Assignment operator bottlenecking simula

Forum

Forum
General C++ Programming
Assignment operator bottlenecking simula

Assignment operator bottlenecking simulation

I am running a Monte Carlo simulation of a polymer. The entire configuration of the current state of the system is given by the object called Grid. This is my definition of Grid:

class Grid{

public:
    std::vector <Polymer> PolymersInGrid;                    // all the polymers in the grid 
    int x;                                                   // length of x-edge of grid 
    int y;                                                   // length of y-edge of grid 
    int z;                                                   // length of z-edge of grid 
    double kT;                                               // energy factor 
    double Emm_n ;                                           // monomer-solvent when Not aligned 
    double Emm_a ;                                           // monomer-solvent when Aligned
    double Ems;                                              // monomer-solvent interaction
    double Energy;                                           // energy of grid 
    std::map <std::vector <int>, Particle> OccupancyMap;     // a map that gives the particle given the location
    

    Grid(int xlen, int ylen, int zlen, double kT_, double Emm_a_, double Emm_n_, double Ems_): x (xlen), y (ylen), z (zlen), kT (kT_), 
Emm_n(Emm_n_), Emm_a (Emm_a_), Ems (Ems_) {        // Constructor of class
        // this->instantiateOccupancyMap(); 
    };


    // Destructor of class 
    ~Grid(){                                    

    }; 

    // assignment operator that allows for a correct transfer of properties. Important to functioning of program. 
    Grid& operator=(Grid other){
        std::swap(PolymersInGrid, other.PolymersInGrid); 
        std::swap(Energy, other.Energy); 
        std::swap(OccupancyMap, other.OccupancyMap);
        return *this; 
    } 
.
.
.
}

I can go into the details of the object Polymer and Particle, if required.

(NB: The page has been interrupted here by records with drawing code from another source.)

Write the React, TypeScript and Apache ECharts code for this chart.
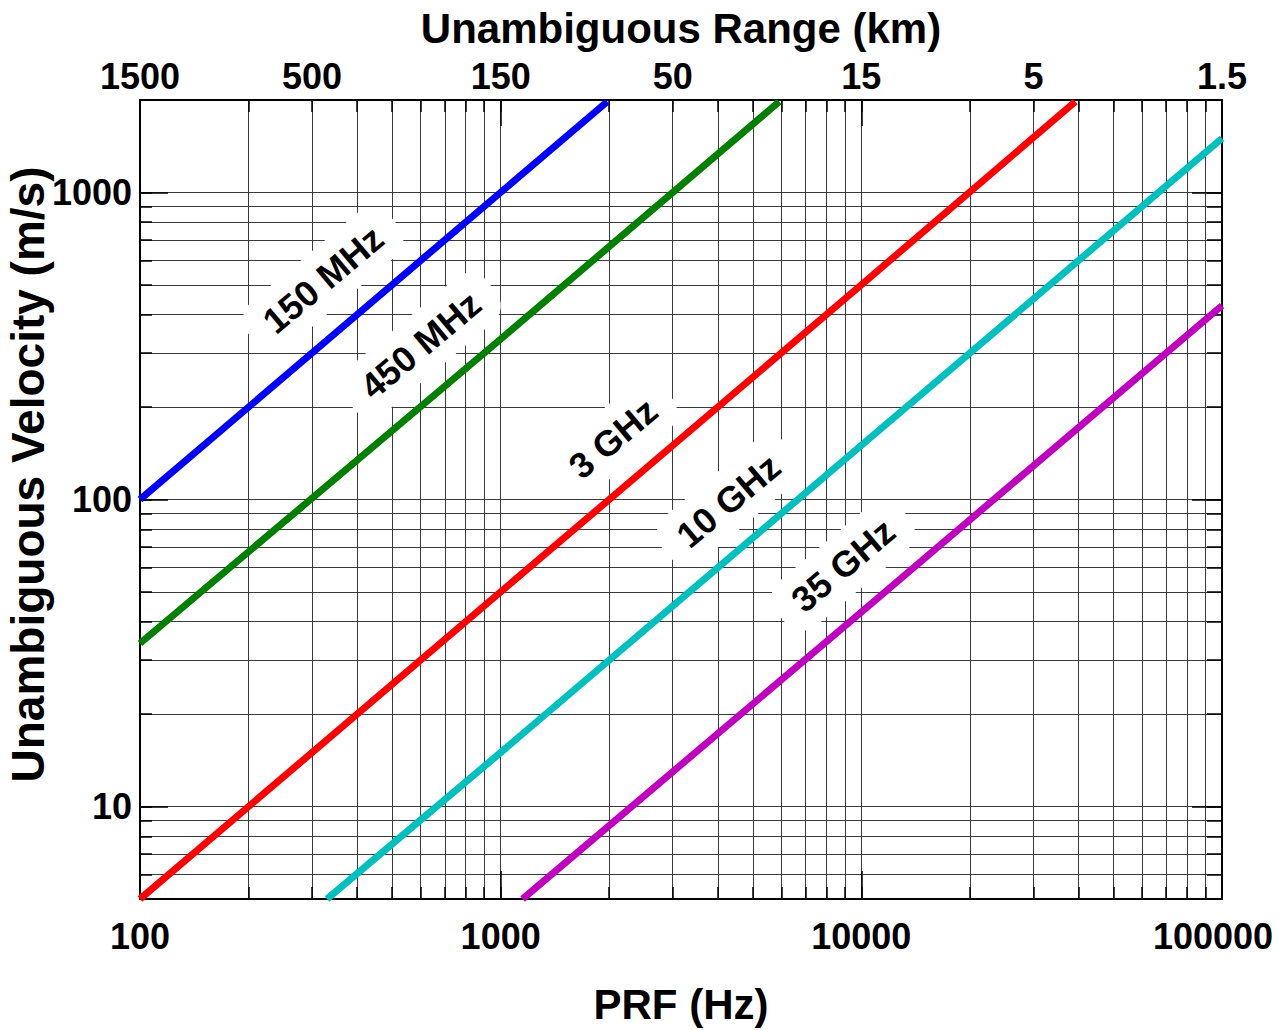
import React, { useEffect, useRef } from "react";
import * as echarts from "echarts";

// ---- data ----
const seriesNames = ["150 MHz", "450 MHz", "3 GHz", "10 GHz", "35 GHz"];
const seriesColors = ["#0000ff", "#007f00", "#ff0000", "#00bfbf", "#bf00bf"];

// PRF (Hz) and velocity (m/s) pairs for each line
const line150MHz: [number, number][] = [[100, 100], [1000, 1000], [1975, 1975]];
const line450MHz: [number, number][] = [[100, 34], [1000, 333], [5920, 1975]];
const line3GHz: [number, number][] = [[100, 5], [1000, 50], [10000, 500], [39200, 1975]];
const line10GHz: [number, number][] = [[330, 5], [1000, 15], [10000, 150], [100000, 1500]];
const line35GHz: [number, number][] = [[1150, 5], [10000, 43], [100000, 428]];
const lines = [line150MHz, line450MHz, line3GHz, line10GHz, line35GHz];

// label anchors (PRF, velocity)
const labelPrf = [322, 600, 2050, 4280, 8900];
const labelVel = [520, 318, 158, 99, 61];

// axes
const prfMajorTicks = [100, 1000, 10000, 100000];
const prfGridTicks = [
  100, 200, 300, 400, 500, 600, 700, 800, 900,
  1000, 2000, 3000, 4000, 5000, 6000, 7000, 8000, 9000,
  10000, 20000, 30000, 40000, 50000, 60000, 70000, 80000, 90000,
  100000,
];
const rangeTickPrf = [100, 300, 1000, 3000, 10000, 30000, 100000];
const rangeTickLabels = ["1500", "500", "150", "50", "15", "5", "1.5"];
const velMajorTicks = [10, 100, 1000];
const velGridTicks = [
  5, 6, 7, 8, 9,
  10, 20, 30, 40, 50, 60, 70, 80, 90,
  100, 200, 300, 400, 500, 600, 700, 800, 900,
  1000, 2000,
];

const FONT = "'Liberation Sans', Arial, Helvetica, sans-serif";

export default function App() {
  const ref = useRef<HTMLDivElement>(null);

  useEffect(() => {
    document.body.style.margin = "0";
    if (!ref.current) return;
    const chart = echarts.init(ref.current, null, { renderer: "svg" });

    const tickStyle = { color: "#000", width: 1.5 };
    const labelStyle = {
      fontFamily: FONT,
      fontWeight: "bold" as const,
      fontSize: 36,
      color: "#000",
    };
    const nameStyle = {
      fontFamily: FONT,
      fontWeight: "bold" as const,
      fontSize: 42,
      color: "#000",
    };

    const xRange = { type: "log", logBase: 10, min: 100, max: 100000 };
    const yRange = { type: "log", logBase: 10, min: 5, max: 2000 };

    const tickOnlyX = (position: string, length: number) => ({
      ...xRange,
      position,
      axisLine: { show: false },
      axisTick: { show: true, inside: true, length, lineStyle: tickStyle, customValues: prfMajorTicks },
      axisLabel: { show: false },
      splitLine: { show: false },
    });
    const tickOnlyY = (position: string, length: number) => ({
      ...yRange,
      position,
      axisLine: { show: false },
      axisTick: { show: true, inside: true, length, lineStyle: tickStyle, customValues: velMajorTicks },
      axisLabel: { show: false },
      splitLine: { show: false },
    });

    const lastPrf = prfMajorTicks[prfMajorTicks.length - 1];

    const option: any = {
      animation: false,
      backgroundColor: "#fff",
      grid: { left: 140, right: 57, top: 100, bottom: 131, containLabel: false, outerBoundsMode: "none" },
      xAxis: [
        {
          ...xRange,
          position: "bottom",
          name: "PRF (Hz)",
          nameLocation: "middle",
          nameGap: 84,
          nameMoveOverlap: false,
          nameTextStyle: nameStyle,
          axisLine: { show: true, lineStyle: { color: "#000", width: 2 } },
          axisTick: { show: true, inside: true, length: 12, lineStyle: tickStyle, customValues: prfGridTicks },
          axisLabel: {
            show: true,
            margin: 19,
            ...labelStyle,
            customValues: prfMajorTicks,
            formatter: (v: number) => {
              const s = String(Math.round(v));
              return Math.abs(v - lastPrf) / lastPrf < 1e-6 ? `{last|${s}}` : s;
            },
            rich: {
              last: { ...labelStyle, padding: [0, 18, 0, 0] },
            },
          },
          splitLine: { show: true, lineStyle: { color: "#3a3a3a", width: 1 } },
        },
        {
          ...xRange,
          position: "top",
          name: "Unambiguous Range (km)",
          nameLocation: "middle",
          nameGap: 51,
          nameMoveOverlap: false,
          nameTextStyle: nameStyle,
          axisLine: { show: true, lineStyle: { color: "#000", width: 2 } },
          axisTick: { show: true, inside: true, length: 12, lineStyle: tickStyle, customValues: prfGridTicks },
          axisLabel: {
            show: true,
            margin: 6,
            ...labelStyle,
            customValues: rangeTickPrf,
            formatter: (v: number) => {
              let best = 0;
              let bestD = Infinity;
              rangeTickPrf.forEach((p, i) => {
                const d = Math.abs(Math.log10(p) - Math.log10(v));
                if (d < bestD) {
                  bestD = d;
                  best = i;
                }
              });
              return rangeTickLabels[best];
            },
          },
          splitLine: { show: false },
        },
        tickOnlyX("bottom", 28),
        tickOnlyX("top", 26),
      ],
      yAxis: [
        {
          ...yRange,
          position: "left",
          name: "Unambiguous Velocity (m/s)",
          nameLocation: "middle",
          nameGap: 89,
          nameMoveOverlap: false,
          nameTextStyle: { ...nameStyle, fontSize: 46, padding: [0, 0, 0, 50] },
          axisLine: { show: true, lineStyle: { color: "#000", width: 2 } },
          axisTick: { show: true, inside: true, length: 12, lineStyle: tickStyle, customValues: velGridTicks },
          axisLabel: {
            show: true,
            margin: 8,
            ...labelStyle,
            customValues: velMajorTicks,
            formatter: (v: number) => String(Math.round(v)),
          },
          splitLine: { show: true, lineStyle: { color: "#3a3a3a", width: 1 } },
        },
        {
          ...yRange,
          position: "right",
          axisLine: { show: true, lineStyle: { color: "#000", width: 2 } },
          axisTick: { show: true, inside: true, length: 15, lineStyle: tickStyle, customValues: velGridTicks },
          axisLabel: { show: false },
          splitLine: { show: false },
        },
        tickOnlyY("left", 28),
        tickOnlyY("right", 30),
      ],
      series: lines.map((d, i) => ({
        type: "line",
        name: seriesNames[i],
        xAxisIndex: 0,
        yAxisIndex: 0,
        data: d,
        showSymbol: false,
        symbol: "none",
        clip: true,
        lineStyle: { color: seriesColors[i], width: 7 },
        itemStyle: { color: seriesColors[i] },
        z: 3,
        markPoint: {
          silent: true,
          symbol: "rect",
          symbolSize: 1,
          itemStyle: { color: "rgba(0,0,0,0)" },
          label: {
            show: true,
            position: "inside",
            formatter: seriesNames[i],
            rotate: 40,
            fontFamily: FONT,
            fontWeight: "bold",
            fontSize: 36,
            color: "#000",
            backgroundColor: "#fff",
            padding: [11, 20],
            borderRadius: 22,
          },
          data: [{ coord: [labelPrf[i], labelVel[i]] }],
          z: 4,
        },
      })),
    };

    chart.setOption(option);
    return () => chart.dispose();
  }, []);

  return (
    <div
      ref={ref}
      style={{ position: "fixed", left: 0, top: 0, width: 1279, height: 1030 }}
    />
  );
}
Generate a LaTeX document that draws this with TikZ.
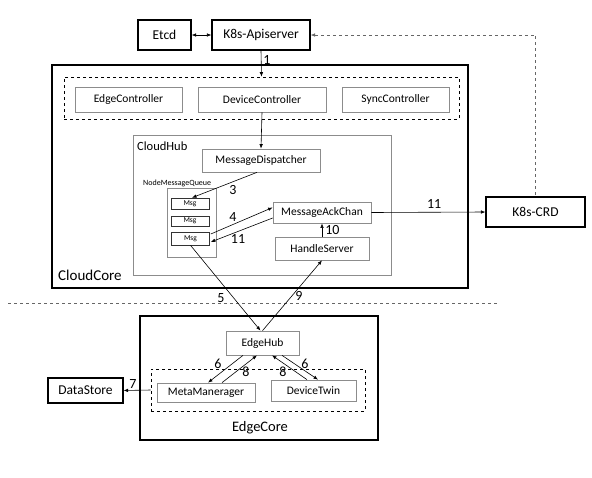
\documentclass[tikz,border=0pt]{standalone}
\usepackage{fontspec}
\setmainfont{Carlito}
\usepackage{xcolor}
\usetikzlibrary{arrows.meta}
\definecolor{boxgray}{HTML}{8C8C8C}

\begin{document}
\begin{tikzpicture}[x=1pt, y=-1pt, >={Latex[length=4.5pt,width=3.5pt]},
    mainbox/.style={rectangle, draw=black, line width=1.1pt, inner sep=0pt, font=\fontsize{13.5}{15}\selectfont},
    subbox/.style={rectangle, draw=boxgray, line width=0.7pt, inner sep=0pt, font=\fontsize{11.5}{13}\selectfont},
    groupbox/.style={rectangle, draw=black, dashed, line width=0.6pt, inner sep=0pt},
    msgbox/.style={rectangle, draw=black!80, line width=0.6pt, inner sep=0pt, minimum width=38, font=\fontsize{7.5}{8}\selectfont},
    flow/.style={->, line width=0.6pt},
    num/.style={font=\fontsize{14}{15}\selectfont, inner sep=0pt}]
    \useasboundingbox (0,0) rectangle (592,477);
    \node[mainbox, minimum width=53, minimum height=30] (etcd) at (164.5,35) {Etcd};
    \node[mainbox, minimum width=98, minimum height=30] (api) at (261,35) {K8s-Apiserver};
    \node[mainbox, minimum width=99, minimum height=30] (crd) at (535.5,212) {K8s-CRD};
    \node[mainbox, minimum width=416, minimum height=223] (cloudcore) at (260,176.5) {};
    \node[groupbox, minimum width=395, minimum height=42] (ctrlbox) at (261.5,98) {};
    \node[subbox, minimum width=107, minimum height=25] (edgectl) at (128.5,99.5) {EdgeController};
    \node[subbox, minimum width=128, minimum height=25] (devctl) at (262,99.5) {DeviceController};
    \node[subbox, minimum width=107, minimum height=25] (syncctl) at (395.5,99.5) {SyncController};
    \node[subbox, minimum width=258, minimum height=140] (cloudhub) at (262,205) {};
    \node[subbox, minimum width=118, minimum height=23] (dispatcher) at (261,160.5) {MessageDispatcher};
    \node[subbox, minimum width=49, minimum height=69] (queue) at (191.5,222.5) {};
    \node[msgbox, minimum height=11] (msga) at (190,203.5) {Msg};
    \node[msgbox, minimum height=10] (msgb) at (190,221) {Msg};
    \node[msgbox, minimum height=13] (msgc) at (190.5,238.5) {Msg};
    \node[subbox, minimum width=98, minimum height=21] (ackchan) at (322,212.5) {MessageAckChan};
    \node[subbox, minimum width=94, minimum height=23] (handle) at (322,248.5) {HandleServer};
    \node[mainbox, minimum width=238, minimum height=124] (edgecore) at (259,378) {};
    \node[subbox, minimum width=73, minimum height=24] (edgehub) at (262.5,343) {EdgeHub};
    \node[groupbox, minimum width=214, minimum height=42] (modbox) at (258,390) {};
    \node[subbox, minimum width=98, minimum height=19] (meta) at (206,392.5) {MetaManerager};
    \node[subbox, minimum width=85, minimum height=21] (twin) at (313.5,390.5) {DeviceTwin};
    \node[mainbox, minimum width=75, minimum height=25] (datastore) at (85.5,390.5) {DataStore};

    \node[anchor=west, inner sep=0pt, font=\fontsize{12.5}{14}\selectfont] (hublabel) at (137,146) {CloudHub};
    \node[anchor=west, inner sep=0pt, font=\fontsize{8}{9}\selectfont] (queuelabel) at (143,183) {NodeMessageQueue};
    \node[anchor=west, inner sep=0pt, font=\fontsize{15}{16}\selectfont] (cclabel) at (58,275) {CloudCore};
    \node[inner sep=0pt, font=\fontsize{14.5}{16}\selectfont] (eclabel) at (260,428) {EdgeCore};

    \coordinate (splitl) at (8,303);
    \coordinate (splitr) at (498,303);
    \draw[dashed, line width=0.6pt, black!60] (splitl) -- (splitr);

    \draw[<->, line width=0.6pt] (etcd) -- (api);
    \draw[<-, dashed, line width=0.6pt, black!60] (api.east) -| (crd.north);
    \draw[flow] (api.south) -- (ctrlbox.north) node[num, pos=0.35, right=2pt] {1};
    \draw[flow] (devctl.south) -- (dispatcher.north);
    \draw[flow] ([xshift=-4]dispatcher.south) -- ([xshift=2]msga.north);
    \node[num] (n3) at (233,190) {3};
    \draw[flow] ([xshift=1,yshift=4.5]msgc.east) -- ([yshift=5]ackchan.west);
    \node[num] (n4) at (233,217) {4};
    \draw[flow] ([yshift=-5.5]ackchan.west) -- ([xshift=1,yshift=-3.5]msgc.east);
    \node[num] (n11a) at (238,239) {11};
    \draw[flow] (handle.north) -- (ackchan.south) node[num, midway, right=3pt] {10};
    \draw[flow] (ackchan.east) -- (crd.west) node[num, pos=0.55, above=3pt] {11};
    \draw[flow] (msgc.south) -- ([xshift=-2]edgehub.north);
    \node[num] (n5) at (221,298) {5};
    \draw[flow] (edgehub.north) -- (handle.south);
    \node[num] (n9) at (299,296) {9};
    \draw[flow] ([xshift=-19.5]edgehub.south) -- ([xshift=2]meta.north);
    \draw[flow] ([xshift=16]meta.north) -- ([xshift=-5.5]edgehub.south);
    \draw[flow] ([xshift=-6.5]twin.north) -- ([xshift=9.5]edgehub.south);
    \draw[flow] ([xshift=19.5]edgehub.south) -- ([xshift=4.5]twin.north);
    \node[num] (n6a) at (218,364) {6};
    \node[num] (n8a) at (246,372) {8};
    \node[num] (n8b) at (283,372) {8};
    \node[num] (n6b) at (305,364) {6};
    \draw[flow] (modbox.west) -- (datastore.east);
    \node[num] (n7) at (133,384) {7};
\end{tikzpicture}
\end{document}
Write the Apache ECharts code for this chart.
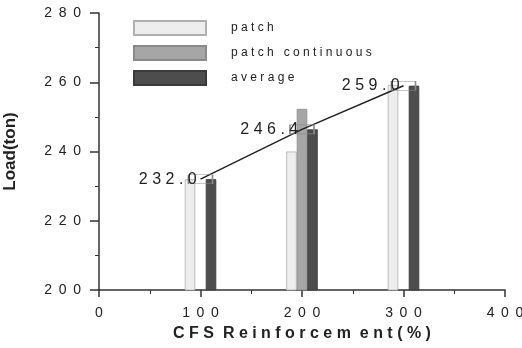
<!DOCTYPE html>
<html>
<head>
<meta charset="utf-8">
<script src="https://cdn.jsdelivr.net/npm/echarts@6/dist/echarts.min.js"></script>
<style>
  html, body { margin: 0; padding: 0; background: #fff; }
  #chart { width: 522px; height: 348px; }
</style>
</head>
<body>
<div id="chart"></div>
<script>
// Reinforcement levels (%) and measured loads (ton)
var reinforcement = [100, 200, 300];
var patchLoad = [232.0, 240.0, 259.2];
var patchContinuousLoad = [null, 252.3, null];
var averageLoad = [232.0, 246.4, 259.0];

var seriesNames = ['patch', 'patch continuous', 'average'];

// Spread letters apart the way the printed labels are set
function spaced(s, gap) {
  return String(s).split('').join(gap === undefined ? ' ' : gap);
}

function pairs(values) {
  return reinforcement.map(function (x, i) { return [x, values[i]]; });
}

var chart = echarts.init(document.getElementById('chart'));
var font = 'Liberation Sans, Arial, Helvetica, sans-serif';

chart.setOption({
  backgroundColor: '#ffffff',
  animation: false,
  grid: { left: 99, right: 17, top: 13, bottom: 58, outerBoundsMode: 'none', containLabel: false },
  legend: {
    data: seriesNames,
    orient: 'vertical',
    left: 128,
    top: 15,
    itemWidth: 72,
    itemHeight: 14,
    itemGap: 9,
    icon: 'rect',
    formatter: function (name) { return spaced(name); },
    textStyle: { fontFamily: font, fontSize: 12, color: '#222', padding: [0, 0, 0, 20] }
  },
  xAxis: {
    type: 'value',
    min: 0,
    max: 400,
    interval: 100,
    name: 'C F S  R e i n f o r c e m  e n t ( % )',
    nameLocation: 'middle',
    nameGap: 36,
    nameTextStyle: { fontFamily: font, fontSize: 16, fontWeight: 'bold', color: '#222' },
    axisLine: { lineStyle: { color: '#333', width: 1.5 } },
    axisTick: { length: 7, lineStyle: { color: '#333', width: 1.5 } },
    minorTick: { show: true, splitNumber: 2, length: 4, lineStyle: { color: '#333', width: 1 } },
    splitLine: { show: false },
    axisLabel: {
      margin: 16,
      fontFamily: font, fontSize: 14, color: '#222',
      formatter: function (v) { return spaced(v, ' \u2009'); }
    }
  },
  yAxis: {
    type: 'value',
    min: 200,
    max: 280,
    interval: 20,
    name: 'Load(ton)',
    nameLocation: 'middle',
    nameGap: 80,
    nameTextStyle: { fontFamily: font, fontSize: 17, fontWeight: 'bold', color: '#222' },
    axisLine: { show: true, lineStyle: { color: '#333', width: 1.5 } },
    axisTick: { length: 9, lineStyle: { color: '#333', width: 1.5 } },
    minorTick: { show: true, splitNumber: 2, length: 4, lineStyle: { color: '#333', width: 1 } },
    splitLine: { show: false },
    axisLabel: {
      margin: 18,
      fontFamily: font, fontSize: 14, color: '#222',
      formatter: function (v) { return spaced(v, ' \u2009'); }
    }
  },
  series: [
    {
      name: 'patch',
      type: 'bar',
      barWidth: 10.5,
      barGap: '0%',
      data: pairs(patchLoad),
      itemStyle: { color: '#ededed', borderColor: '#b0b0b0', borderWidth: 0.8 }
    },
    {
      name: 'patch continuous',
      type: 'bar',
      barWidth: 10.5,
      barGap: '0%',
      data: pairs(patchContinuousLoad),
      itemStyle: { color: '#a6a6a6', borderColor: '#8a8a8a', borderWidth: 0.8 }
    },
    {
      name: 'average',
      type: 'bar',
      barWidth: 10.5,
      barGap: '0%',
      data: pairs(averageLoad),
      itemStyle: { color: '#4d4d4d', borderColor: '#3a3a3a', borderWidth: 0.8 }
    },
    {
      name: 'average trend',
      type: 'line',
      data: pairs(averageLoad),
      z: 5,
      symbol: 'rect',
      symbolSize: [24, 9],
      itemStyle: { color: 'rgba(255,255,255,0)', borderColor: '#8c8c8c', borderWidth: 1 },
      lineStyle: { color: '#222', width: 1.5 },
      label: {
        show: true,
        position: 'left',
        distance: -9,
        fontFamily: font,
        fontSize: 16,
        color: '#222',
        formatter: function (p) { return spaced(p.value[1].toFixed(1)); }
      }
    }
  ]
});
</script>
</body>
</html>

In my driver code, this is what I am going:
Define maximum number of iterations.
1. Defining a complete Grid G.
2. Creating a copy of G called G_.
3. I am perturbing the configuration of G_.
4. If the perturbance on G_ is accepted per the Metropolis criterion, I assign G_ to G (G=G_).
5. Repeat steps 1-4 until maximum number of iterations is achieved.

This is my driver code:

auto start = std::chrono::high_resolution_clock::now(); 
Grid G_ (G); 
    int acceptance_count = 0; 
    for (int i{1}; i< (Nmov+1); i++){

        // choose a move 
        G_ = MoveChooser(G, v);  

        if ( MetropolisAcceptance (G.Energy, G_.Energy, G.kT) ) {
            // accepted
            // replace old config with new config

			acceptance_count++; 
			std::cout << "Number of acceptances is " << acceptance_count << std::endl;
            G = G_;
        }


        else {
            // continue;
        }

        if (i % dfreq == 0){
            G.dumpPositionsOfPolymers (i, dfile) ;
            G.dumpEnergyOfGrid(i, efile, call) ; 
        }
        // G.PolymersInGrid.at(0).printChainCoords();


    }
    
    
    
    auto stop = std::chrono::high_resolution_clock::now(); 
    
    auto duration = std::chrono::duration_cast<std::chrono::milliseconds> (stop-start); 

    std::cout << "\n\nTime taken for simulation: " << duration.count() << " milliseconds" << std::endl;

This is the interesting part: if I run the simulation using condition that do not have lots of "acceptances" (low temperatures, bad solvent), the simulation runs pretty fast. However, if there are a large number of acceptances, the simulation gets incredibly slow. **My hypothesis is that my assignment operator = is slowing down my simulation.**
I ran some tests:

number of acceptances = 25365, wall-clock time = 717770 milliseconds (!)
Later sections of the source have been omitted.